__EXTRACTED MATERIAL__:

-- START --

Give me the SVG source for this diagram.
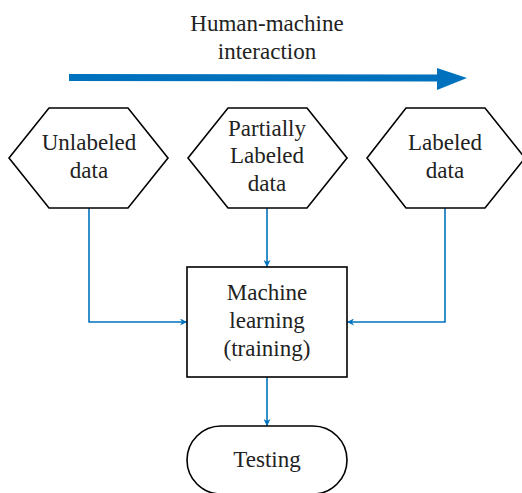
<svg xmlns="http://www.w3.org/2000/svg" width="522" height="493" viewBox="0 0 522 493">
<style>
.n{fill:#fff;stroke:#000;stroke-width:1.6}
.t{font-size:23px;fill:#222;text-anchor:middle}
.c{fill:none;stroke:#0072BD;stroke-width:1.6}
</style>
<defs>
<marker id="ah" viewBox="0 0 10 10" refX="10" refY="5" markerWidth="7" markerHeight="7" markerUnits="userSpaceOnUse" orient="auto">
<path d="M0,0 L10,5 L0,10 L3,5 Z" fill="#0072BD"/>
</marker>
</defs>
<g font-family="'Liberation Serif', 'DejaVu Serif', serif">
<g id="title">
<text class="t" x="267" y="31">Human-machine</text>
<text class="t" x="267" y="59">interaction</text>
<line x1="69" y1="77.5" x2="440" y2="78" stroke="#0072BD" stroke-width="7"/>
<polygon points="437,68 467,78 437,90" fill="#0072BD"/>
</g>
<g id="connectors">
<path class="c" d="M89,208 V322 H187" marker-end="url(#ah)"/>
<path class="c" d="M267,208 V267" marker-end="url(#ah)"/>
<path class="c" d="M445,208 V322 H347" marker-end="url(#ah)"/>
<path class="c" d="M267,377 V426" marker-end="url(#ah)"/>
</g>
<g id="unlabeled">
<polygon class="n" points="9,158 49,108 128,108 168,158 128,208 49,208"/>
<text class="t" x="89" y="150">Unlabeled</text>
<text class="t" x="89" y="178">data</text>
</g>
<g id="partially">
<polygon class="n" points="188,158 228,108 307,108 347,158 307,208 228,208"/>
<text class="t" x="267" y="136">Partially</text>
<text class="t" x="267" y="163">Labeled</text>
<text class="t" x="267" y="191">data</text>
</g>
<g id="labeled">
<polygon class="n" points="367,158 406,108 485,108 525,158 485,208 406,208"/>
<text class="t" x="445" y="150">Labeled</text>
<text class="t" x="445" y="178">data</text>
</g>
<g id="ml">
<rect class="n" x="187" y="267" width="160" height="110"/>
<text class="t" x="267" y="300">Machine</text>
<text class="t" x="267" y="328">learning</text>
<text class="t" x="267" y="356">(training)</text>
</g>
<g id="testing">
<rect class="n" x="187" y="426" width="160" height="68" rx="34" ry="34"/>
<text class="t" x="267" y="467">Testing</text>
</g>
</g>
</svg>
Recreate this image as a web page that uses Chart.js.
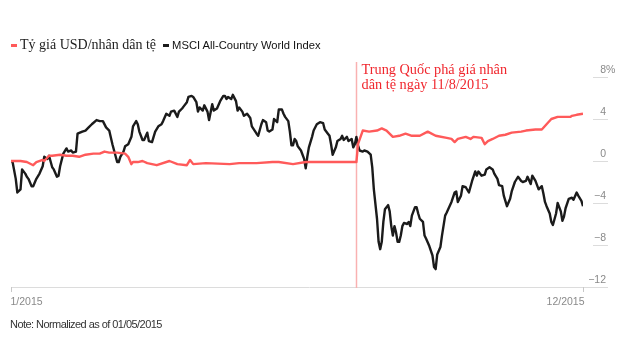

-- END --

__EXERCISE DESCRIPTION__: Where a line of the entries contains the word "this", copy that line.

__SOLUTION TO THE EXERCISE__:
Give me the SVG source for this diagram.
Recreate this image as a web page that uses Chart.js.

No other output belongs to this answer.